• Stated goal: Nothing outside the range is to be copied. From the entries below, reproduce exactly the lines starting at the one with "Reproduce this chart with React, TypeScript" and ending at the one with "CartesianGrid, ReferenceArea, Legend", without pictures.

+++

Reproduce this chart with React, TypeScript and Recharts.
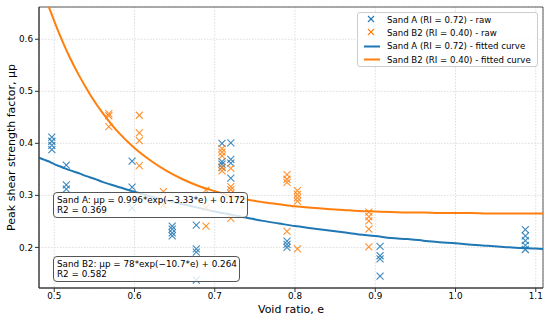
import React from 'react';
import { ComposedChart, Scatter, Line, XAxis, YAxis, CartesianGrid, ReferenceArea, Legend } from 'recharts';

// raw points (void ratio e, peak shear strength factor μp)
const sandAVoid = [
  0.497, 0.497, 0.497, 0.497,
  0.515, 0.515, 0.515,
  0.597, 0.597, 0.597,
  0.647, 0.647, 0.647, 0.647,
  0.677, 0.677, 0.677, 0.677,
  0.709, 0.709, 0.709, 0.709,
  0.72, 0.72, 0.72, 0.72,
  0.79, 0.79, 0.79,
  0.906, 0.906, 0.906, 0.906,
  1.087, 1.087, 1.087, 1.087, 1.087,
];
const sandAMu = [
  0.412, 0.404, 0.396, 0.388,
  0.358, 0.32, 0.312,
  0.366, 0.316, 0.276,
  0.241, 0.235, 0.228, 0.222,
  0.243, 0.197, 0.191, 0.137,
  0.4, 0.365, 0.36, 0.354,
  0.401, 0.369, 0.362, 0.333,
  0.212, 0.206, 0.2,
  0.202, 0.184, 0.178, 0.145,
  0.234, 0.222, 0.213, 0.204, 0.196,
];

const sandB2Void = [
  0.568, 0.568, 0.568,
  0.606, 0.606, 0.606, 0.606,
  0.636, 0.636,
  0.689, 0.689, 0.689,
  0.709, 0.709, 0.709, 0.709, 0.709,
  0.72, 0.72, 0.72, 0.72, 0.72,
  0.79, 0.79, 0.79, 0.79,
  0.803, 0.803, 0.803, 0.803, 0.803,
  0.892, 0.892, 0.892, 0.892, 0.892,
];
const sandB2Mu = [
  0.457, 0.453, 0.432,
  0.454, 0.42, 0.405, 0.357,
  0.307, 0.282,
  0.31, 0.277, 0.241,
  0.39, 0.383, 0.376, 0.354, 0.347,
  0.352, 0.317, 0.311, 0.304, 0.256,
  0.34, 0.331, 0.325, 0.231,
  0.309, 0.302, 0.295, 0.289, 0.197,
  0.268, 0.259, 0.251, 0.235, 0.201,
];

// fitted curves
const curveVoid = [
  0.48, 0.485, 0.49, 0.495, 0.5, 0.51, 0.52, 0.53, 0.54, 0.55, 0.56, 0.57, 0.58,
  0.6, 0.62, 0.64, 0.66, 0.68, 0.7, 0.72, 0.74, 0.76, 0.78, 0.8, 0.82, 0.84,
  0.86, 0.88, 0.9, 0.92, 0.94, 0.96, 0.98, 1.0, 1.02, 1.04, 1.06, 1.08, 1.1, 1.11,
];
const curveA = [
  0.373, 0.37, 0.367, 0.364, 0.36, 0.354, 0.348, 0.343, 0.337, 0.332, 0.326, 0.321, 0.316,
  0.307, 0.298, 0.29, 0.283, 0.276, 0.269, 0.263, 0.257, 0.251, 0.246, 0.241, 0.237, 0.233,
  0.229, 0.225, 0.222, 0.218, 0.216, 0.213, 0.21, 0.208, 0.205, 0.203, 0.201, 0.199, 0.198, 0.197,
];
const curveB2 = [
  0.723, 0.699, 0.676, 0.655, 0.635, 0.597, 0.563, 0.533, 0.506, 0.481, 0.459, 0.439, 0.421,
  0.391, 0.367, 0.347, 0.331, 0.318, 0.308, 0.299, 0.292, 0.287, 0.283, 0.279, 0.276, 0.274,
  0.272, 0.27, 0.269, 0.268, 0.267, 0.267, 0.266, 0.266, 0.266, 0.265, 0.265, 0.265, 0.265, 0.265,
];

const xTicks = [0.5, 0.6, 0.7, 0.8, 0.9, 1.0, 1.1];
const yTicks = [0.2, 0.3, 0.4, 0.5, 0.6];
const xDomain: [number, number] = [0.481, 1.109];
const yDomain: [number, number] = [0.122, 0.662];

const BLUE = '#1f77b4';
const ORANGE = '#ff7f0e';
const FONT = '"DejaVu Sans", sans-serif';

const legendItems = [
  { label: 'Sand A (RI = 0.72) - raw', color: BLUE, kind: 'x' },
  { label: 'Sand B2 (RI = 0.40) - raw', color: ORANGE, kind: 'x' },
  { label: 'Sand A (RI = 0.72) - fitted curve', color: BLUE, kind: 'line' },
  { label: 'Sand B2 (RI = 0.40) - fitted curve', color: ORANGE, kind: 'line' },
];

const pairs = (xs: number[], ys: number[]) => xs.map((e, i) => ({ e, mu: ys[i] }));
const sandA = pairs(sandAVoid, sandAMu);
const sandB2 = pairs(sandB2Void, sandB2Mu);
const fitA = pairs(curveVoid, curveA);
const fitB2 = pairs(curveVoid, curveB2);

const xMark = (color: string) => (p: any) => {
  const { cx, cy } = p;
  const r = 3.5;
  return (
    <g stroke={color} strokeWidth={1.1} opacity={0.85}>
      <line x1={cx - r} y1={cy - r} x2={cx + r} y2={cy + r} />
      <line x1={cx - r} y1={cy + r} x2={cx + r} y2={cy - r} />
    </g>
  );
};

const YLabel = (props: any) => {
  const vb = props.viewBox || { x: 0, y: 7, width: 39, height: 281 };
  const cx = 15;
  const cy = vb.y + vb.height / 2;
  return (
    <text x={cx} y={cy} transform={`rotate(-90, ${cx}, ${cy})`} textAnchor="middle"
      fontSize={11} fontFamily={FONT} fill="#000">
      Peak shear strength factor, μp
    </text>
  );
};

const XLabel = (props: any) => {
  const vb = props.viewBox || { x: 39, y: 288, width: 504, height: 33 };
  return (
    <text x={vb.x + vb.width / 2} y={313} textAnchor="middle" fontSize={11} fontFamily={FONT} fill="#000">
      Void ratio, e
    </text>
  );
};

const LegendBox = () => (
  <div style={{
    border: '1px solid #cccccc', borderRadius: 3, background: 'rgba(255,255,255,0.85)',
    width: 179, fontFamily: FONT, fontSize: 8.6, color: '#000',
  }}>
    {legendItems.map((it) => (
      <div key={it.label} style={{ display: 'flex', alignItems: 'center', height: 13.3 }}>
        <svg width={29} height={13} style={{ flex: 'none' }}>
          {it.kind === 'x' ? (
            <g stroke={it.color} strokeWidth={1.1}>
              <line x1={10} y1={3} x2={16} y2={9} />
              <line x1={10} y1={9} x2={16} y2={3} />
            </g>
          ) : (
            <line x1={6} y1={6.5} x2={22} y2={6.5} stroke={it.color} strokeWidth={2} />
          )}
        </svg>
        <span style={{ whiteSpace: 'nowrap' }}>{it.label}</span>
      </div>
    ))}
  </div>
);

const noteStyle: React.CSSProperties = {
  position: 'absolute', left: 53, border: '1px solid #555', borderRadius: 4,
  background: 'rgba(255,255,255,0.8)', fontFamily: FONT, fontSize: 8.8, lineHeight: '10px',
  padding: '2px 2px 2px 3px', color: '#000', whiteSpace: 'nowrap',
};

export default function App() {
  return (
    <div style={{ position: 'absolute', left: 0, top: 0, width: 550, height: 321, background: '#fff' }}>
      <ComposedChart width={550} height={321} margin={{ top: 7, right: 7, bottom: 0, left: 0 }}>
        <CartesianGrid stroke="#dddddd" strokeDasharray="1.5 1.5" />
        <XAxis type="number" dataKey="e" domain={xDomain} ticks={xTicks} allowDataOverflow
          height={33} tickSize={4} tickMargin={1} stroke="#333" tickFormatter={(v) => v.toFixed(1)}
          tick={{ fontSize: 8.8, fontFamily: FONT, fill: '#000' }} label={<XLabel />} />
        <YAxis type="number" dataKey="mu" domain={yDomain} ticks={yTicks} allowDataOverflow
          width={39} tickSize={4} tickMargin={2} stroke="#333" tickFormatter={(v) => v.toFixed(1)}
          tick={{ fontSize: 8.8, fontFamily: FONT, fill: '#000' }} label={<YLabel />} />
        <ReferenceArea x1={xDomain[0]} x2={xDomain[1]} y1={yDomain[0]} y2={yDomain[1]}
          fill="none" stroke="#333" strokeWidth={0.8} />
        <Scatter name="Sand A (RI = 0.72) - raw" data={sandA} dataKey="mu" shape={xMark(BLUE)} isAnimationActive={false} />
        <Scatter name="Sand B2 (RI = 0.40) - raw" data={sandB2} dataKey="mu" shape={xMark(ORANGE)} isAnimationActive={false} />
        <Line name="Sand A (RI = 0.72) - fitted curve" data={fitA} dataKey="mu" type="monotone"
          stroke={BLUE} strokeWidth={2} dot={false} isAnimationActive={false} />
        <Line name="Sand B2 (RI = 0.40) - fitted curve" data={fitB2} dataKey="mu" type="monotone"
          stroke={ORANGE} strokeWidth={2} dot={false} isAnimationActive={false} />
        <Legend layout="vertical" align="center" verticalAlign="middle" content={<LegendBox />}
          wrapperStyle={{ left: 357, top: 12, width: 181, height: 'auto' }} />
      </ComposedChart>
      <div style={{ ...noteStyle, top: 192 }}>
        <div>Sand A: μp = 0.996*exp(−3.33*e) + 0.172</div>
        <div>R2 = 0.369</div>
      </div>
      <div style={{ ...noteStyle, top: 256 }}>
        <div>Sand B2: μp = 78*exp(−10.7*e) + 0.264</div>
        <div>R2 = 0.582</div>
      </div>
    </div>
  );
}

+++

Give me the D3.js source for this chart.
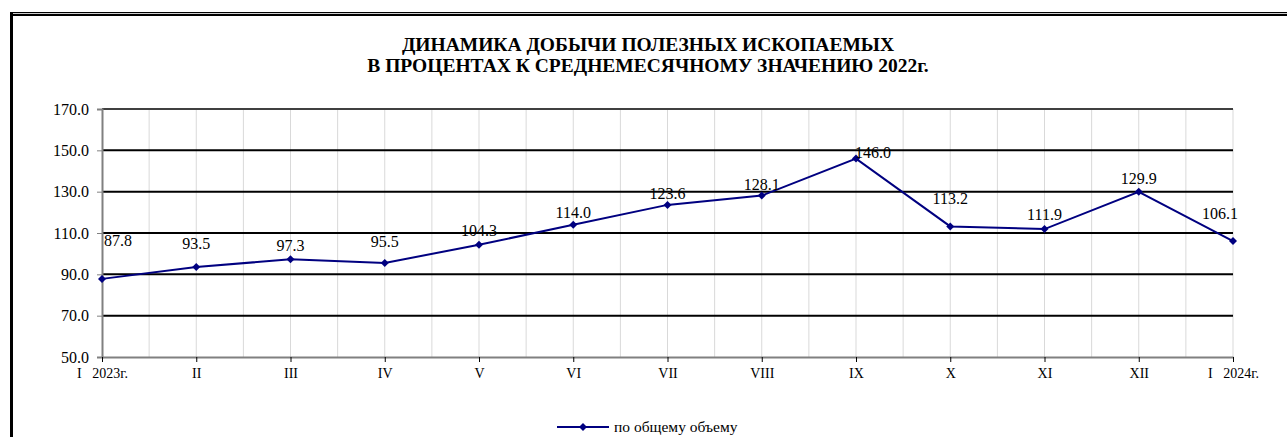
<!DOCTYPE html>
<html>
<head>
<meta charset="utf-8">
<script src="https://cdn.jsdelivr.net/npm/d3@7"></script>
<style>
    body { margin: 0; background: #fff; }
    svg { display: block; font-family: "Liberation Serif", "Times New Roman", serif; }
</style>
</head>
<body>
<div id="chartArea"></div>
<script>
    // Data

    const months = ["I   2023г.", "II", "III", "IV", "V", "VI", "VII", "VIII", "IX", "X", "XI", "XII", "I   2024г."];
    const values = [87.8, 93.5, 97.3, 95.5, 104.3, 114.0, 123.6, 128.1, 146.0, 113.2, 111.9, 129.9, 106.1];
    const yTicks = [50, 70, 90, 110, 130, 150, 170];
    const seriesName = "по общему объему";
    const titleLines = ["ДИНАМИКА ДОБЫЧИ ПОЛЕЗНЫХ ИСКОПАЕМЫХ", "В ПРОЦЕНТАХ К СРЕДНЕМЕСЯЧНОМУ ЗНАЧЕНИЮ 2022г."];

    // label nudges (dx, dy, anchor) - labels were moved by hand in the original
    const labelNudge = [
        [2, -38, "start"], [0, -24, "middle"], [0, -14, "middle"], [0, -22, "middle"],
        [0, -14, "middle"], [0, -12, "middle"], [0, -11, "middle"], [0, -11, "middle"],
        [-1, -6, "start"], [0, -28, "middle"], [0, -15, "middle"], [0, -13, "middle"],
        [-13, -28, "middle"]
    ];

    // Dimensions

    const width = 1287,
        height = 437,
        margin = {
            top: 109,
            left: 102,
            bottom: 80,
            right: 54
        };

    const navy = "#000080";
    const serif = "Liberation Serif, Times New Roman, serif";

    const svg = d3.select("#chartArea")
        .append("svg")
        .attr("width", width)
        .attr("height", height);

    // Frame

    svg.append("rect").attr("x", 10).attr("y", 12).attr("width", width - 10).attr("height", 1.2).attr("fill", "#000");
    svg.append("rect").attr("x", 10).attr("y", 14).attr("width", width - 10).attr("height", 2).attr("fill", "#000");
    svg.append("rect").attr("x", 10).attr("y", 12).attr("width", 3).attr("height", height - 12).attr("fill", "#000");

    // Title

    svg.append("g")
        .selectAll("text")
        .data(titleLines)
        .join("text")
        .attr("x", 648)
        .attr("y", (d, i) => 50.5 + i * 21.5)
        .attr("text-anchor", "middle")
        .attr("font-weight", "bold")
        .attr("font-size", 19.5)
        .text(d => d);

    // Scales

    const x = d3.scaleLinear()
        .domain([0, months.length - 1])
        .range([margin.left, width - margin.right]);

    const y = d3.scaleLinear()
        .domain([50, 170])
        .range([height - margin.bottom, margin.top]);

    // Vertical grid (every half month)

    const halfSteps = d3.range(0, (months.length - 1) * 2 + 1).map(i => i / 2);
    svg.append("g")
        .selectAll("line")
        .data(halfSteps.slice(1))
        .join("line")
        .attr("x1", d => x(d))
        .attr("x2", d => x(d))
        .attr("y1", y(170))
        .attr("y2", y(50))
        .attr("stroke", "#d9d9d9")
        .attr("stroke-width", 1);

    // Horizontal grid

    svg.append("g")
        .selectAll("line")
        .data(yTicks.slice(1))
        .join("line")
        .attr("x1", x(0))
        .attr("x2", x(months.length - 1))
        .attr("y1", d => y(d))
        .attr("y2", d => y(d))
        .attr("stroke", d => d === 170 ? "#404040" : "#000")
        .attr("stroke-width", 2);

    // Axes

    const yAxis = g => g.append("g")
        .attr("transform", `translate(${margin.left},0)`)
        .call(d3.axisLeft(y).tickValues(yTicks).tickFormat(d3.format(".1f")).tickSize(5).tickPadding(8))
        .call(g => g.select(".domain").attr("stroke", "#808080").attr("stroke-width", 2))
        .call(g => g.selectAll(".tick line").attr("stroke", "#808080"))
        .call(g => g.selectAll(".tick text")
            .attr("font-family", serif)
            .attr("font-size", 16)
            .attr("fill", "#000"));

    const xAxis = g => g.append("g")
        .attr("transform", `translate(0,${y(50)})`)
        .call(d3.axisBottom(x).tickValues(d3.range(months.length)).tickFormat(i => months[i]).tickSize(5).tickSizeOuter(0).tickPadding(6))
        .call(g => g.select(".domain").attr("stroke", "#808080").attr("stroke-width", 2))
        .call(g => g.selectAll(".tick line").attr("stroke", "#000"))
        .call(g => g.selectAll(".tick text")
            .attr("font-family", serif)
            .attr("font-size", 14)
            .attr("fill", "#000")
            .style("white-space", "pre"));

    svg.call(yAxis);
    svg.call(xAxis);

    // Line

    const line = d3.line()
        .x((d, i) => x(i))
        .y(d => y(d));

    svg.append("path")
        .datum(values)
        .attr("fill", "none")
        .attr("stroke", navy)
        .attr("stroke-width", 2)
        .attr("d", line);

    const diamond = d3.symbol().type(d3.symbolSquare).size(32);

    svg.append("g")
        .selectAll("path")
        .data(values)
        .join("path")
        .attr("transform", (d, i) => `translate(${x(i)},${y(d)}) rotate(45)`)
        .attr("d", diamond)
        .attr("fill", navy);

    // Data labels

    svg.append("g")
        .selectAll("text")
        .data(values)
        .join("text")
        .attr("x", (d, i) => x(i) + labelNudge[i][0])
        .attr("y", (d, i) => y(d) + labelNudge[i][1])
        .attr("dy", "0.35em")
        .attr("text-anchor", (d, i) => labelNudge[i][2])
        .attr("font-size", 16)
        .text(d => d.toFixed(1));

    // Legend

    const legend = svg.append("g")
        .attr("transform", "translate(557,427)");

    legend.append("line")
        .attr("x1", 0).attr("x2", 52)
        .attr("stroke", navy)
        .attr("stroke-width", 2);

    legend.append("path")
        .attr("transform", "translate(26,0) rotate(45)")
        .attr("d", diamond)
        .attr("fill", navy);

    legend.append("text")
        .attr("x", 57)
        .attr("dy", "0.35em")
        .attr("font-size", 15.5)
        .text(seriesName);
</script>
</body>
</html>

+++

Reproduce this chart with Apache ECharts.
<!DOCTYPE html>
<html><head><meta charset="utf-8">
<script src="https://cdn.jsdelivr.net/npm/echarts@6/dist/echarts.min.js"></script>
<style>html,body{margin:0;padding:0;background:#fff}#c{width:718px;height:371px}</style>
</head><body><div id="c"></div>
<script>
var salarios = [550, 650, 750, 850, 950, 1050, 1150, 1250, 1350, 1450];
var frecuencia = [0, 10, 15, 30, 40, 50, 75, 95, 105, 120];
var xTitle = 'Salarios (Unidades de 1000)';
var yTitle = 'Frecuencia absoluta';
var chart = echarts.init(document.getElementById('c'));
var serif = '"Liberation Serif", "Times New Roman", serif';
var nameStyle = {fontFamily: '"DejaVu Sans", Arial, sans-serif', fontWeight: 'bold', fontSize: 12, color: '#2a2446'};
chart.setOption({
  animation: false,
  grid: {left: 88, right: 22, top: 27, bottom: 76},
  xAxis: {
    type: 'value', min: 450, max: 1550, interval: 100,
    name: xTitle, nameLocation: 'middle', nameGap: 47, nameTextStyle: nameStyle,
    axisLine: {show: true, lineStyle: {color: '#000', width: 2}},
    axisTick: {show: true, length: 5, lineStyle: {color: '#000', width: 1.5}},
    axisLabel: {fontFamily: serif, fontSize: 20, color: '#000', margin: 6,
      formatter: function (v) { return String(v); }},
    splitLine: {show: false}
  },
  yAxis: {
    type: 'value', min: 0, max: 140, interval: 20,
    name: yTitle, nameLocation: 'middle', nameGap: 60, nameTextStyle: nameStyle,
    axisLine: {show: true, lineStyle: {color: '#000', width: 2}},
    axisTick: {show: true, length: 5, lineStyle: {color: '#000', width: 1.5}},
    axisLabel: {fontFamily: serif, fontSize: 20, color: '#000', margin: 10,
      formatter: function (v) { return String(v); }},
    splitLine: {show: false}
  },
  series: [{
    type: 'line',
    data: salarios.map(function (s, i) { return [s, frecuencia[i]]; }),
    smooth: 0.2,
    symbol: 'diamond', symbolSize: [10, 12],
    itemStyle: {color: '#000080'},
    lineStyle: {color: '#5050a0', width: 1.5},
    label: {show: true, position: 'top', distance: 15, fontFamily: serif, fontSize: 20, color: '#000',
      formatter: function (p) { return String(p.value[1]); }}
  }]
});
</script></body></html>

+++

• Correct response:
Reproduce this chart with React, TypeScript and Recharts.
import React from 'react';
import { ComposedChart, Scatter, Line, XAxis, YAxis, CartesianGrid, ReferenceArea, Legend } from 'recharts';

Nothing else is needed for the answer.